Grant offered matching signed/numbered editions to anyone who had previously purchased copies of
The Gunslinger.
Unclaimed numbers—and numbers 501–800 that had no counterpart in the first volume—were sold on a lottery basis to people who sent in their names for consideration.
37

The book’s dedication reads, “To Don Grant, who’s taken a chance on these
novels,
one by one,” mirroring the dedication to
The Gunslinger,
where King paid tribute to F&SF editor Ed Ferman for taking a chance on the stories making up that novel one by one.

The
Castle Rock Newsletter
published the first chapter of
The Drawing of the Three
in April/May 1987, accompanied by some of Hale’s artwork, and the book shipped shortly thereafter. By September the signed edition was out of print and being offered for resale at prices in excess of $500.

In early 1988, King recorded
The Gunslinger
for NAL Audio using the studio at his Bangor radio station, WZON.
38
The six-hour, four-cassette package was the first of King’s novels to be released on unabridged audio, and the first to be recorded by the author. He repeated the process for the next two
Dark Tower
books before turning over the reins to professional audiobook narrator Frank Muller, who rerecorded the first three books as well as performing
Wizard and Glass.
39

In September 1988,
The Gunslinger
finally became available to the masses in trade paperback from Plume. The large format allowed the publisher to include Michael Whelan’s illustrations without shrinking them to the size of a mass-market paperback.
The Drawing of the Three
followed in the same format in March 1989.

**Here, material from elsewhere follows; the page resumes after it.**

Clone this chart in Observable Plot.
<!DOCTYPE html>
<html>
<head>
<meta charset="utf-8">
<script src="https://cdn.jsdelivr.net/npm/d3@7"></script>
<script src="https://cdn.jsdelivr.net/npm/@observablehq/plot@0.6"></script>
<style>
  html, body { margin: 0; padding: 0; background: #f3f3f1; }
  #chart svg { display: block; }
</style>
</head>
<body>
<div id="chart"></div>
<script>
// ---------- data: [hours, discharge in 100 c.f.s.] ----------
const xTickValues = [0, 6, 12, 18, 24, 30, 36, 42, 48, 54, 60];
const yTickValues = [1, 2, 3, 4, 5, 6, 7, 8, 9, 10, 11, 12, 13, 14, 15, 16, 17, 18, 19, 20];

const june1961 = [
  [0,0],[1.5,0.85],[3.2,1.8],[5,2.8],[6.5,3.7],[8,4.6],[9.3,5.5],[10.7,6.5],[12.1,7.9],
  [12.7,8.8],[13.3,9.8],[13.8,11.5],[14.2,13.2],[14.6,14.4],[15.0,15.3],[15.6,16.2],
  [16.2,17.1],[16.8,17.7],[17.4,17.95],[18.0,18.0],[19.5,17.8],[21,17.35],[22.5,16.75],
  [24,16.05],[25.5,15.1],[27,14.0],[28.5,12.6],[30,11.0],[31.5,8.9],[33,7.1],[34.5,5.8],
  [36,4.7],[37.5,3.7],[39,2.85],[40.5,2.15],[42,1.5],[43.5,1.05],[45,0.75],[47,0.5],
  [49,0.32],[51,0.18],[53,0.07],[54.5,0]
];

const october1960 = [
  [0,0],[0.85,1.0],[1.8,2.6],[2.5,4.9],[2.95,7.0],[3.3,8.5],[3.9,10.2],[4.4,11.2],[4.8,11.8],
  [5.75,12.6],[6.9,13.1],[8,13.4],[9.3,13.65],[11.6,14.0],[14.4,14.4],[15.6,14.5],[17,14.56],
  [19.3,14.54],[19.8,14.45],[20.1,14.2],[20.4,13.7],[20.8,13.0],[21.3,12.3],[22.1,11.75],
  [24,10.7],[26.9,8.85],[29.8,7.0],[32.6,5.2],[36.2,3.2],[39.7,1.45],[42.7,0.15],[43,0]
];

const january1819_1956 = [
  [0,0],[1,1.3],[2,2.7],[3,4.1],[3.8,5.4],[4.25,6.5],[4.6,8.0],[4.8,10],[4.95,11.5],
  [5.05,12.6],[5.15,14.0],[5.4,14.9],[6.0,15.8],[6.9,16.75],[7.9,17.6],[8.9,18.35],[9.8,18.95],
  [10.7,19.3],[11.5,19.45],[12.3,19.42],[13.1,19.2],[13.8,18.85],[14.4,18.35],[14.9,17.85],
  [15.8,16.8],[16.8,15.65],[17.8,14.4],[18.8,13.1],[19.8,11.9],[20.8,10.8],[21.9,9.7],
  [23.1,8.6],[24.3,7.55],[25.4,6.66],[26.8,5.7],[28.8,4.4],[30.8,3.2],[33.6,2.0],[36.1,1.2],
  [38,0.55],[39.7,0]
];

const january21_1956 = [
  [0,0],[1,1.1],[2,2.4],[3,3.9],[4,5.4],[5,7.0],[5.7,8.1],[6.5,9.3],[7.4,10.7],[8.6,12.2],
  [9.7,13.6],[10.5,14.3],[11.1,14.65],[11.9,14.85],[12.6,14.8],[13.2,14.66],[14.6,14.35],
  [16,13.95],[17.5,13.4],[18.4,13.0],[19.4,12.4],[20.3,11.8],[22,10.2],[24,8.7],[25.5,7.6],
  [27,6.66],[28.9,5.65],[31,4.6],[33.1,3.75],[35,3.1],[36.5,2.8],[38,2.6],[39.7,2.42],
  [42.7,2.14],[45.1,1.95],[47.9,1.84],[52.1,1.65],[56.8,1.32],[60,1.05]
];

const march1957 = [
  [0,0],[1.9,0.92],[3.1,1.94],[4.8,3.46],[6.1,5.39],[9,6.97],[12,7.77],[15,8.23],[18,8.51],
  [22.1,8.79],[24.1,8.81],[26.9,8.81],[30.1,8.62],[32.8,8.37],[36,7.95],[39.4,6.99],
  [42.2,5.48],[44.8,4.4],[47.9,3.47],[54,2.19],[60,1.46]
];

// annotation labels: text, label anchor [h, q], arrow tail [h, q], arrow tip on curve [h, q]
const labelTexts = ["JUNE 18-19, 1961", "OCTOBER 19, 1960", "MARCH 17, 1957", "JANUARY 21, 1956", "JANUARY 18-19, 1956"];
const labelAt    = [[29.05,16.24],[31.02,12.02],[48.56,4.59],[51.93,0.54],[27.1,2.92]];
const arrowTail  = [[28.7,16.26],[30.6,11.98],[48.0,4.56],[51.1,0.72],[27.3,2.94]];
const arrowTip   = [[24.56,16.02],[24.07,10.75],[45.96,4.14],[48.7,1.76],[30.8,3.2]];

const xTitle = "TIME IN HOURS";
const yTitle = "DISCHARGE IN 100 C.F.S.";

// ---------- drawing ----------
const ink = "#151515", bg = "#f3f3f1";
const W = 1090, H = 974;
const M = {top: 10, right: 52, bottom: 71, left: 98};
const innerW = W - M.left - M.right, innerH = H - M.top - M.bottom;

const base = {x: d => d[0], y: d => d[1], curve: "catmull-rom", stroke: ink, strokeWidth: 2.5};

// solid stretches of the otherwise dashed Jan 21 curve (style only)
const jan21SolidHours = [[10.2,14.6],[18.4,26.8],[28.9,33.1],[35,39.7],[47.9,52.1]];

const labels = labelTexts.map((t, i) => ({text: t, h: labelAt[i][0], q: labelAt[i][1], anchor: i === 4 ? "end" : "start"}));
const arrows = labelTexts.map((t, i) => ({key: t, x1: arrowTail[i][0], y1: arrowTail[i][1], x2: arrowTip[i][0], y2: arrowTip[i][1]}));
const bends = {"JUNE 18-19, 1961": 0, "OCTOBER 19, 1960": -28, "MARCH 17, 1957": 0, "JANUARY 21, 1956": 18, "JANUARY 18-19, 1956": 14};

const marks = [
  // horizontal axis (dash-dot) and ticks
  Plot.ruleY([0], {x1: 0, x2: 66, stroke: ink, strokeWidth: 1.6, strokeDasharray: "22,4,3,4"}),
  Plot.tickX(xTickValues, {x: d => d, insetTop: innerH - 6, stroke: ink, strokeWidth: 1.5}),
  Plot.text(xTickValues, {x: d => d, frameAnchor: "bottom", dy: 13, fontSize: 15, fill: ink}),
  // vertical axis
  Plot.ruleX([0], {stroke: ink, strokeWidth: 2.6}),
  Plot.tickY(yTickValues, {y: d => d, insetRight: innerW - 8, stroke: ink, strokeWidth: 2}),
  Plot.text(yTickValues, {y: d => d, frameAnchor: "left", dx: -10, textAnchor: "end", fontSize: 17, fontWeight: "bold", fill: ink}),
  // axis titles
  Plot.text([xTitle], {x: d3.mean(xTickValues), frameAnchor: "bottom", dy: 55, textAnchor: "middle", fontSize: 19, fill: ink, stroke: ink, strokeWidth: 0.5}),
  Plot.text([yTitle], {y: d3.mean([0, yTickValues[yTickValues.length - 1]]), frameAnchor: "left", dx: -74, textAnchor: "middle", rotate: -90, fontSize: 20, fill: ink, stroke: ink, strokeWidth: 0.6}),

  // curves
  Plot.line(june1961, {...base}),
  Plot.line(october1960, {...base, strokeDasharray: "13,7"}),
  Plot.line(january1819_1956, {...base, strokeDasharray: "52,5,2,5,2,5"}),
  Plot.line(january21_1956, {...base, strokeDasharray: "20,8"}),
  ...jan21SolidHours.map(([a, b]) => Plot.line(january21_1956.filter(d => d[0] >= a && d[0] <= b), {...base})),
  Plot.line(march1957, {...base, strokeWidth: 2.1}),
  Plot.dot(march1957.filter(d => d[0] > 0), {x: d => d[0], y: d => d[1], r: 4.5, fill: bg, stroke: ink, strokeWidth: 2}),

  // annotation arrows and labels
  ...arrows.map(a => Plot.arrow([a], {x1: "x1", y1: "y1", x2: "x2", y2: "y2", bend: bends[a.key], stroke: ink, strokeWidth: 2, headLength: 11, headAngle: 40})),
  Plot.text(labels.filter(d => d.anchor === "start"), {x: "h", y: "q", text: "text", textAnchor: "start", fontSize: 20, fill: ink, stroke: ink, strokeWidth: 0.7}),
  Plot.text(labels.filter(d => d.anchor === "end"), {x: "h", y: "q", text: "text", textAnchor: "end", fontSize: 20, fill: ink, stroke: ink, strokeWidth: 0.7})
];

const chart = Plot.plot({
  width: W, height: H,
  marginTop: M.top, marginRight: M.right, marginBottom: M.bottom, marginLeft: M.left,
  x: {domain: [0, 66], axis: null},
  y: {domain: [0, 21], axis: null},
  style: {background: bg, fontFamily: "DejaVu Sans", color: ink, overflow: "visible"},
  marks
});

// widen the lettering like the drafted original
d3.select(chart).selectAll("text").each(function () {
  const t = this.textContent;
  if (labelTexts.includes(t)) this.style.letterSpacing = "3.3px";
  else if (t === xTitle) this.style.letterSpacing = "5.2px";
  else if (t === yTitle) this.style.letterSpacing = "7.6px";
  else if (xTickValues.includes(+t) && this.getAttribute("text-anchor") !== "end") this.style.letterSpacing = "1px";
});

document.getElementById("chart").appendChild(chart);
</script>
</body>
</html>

The five-year gap between publication of
The Gunslinger
and
The Drawing of the Three
set a precedent that would be followed for the next three volumes. In 1989, King announced that
The Waste Lands
was still two or three years away from release. “Of everything I’ve written,
The Drawing of the Three
is my kids’ favorite book, and they’re pestering me. . . . That’s the best incentive I know. Tell somebody a story who really wants to hear it.”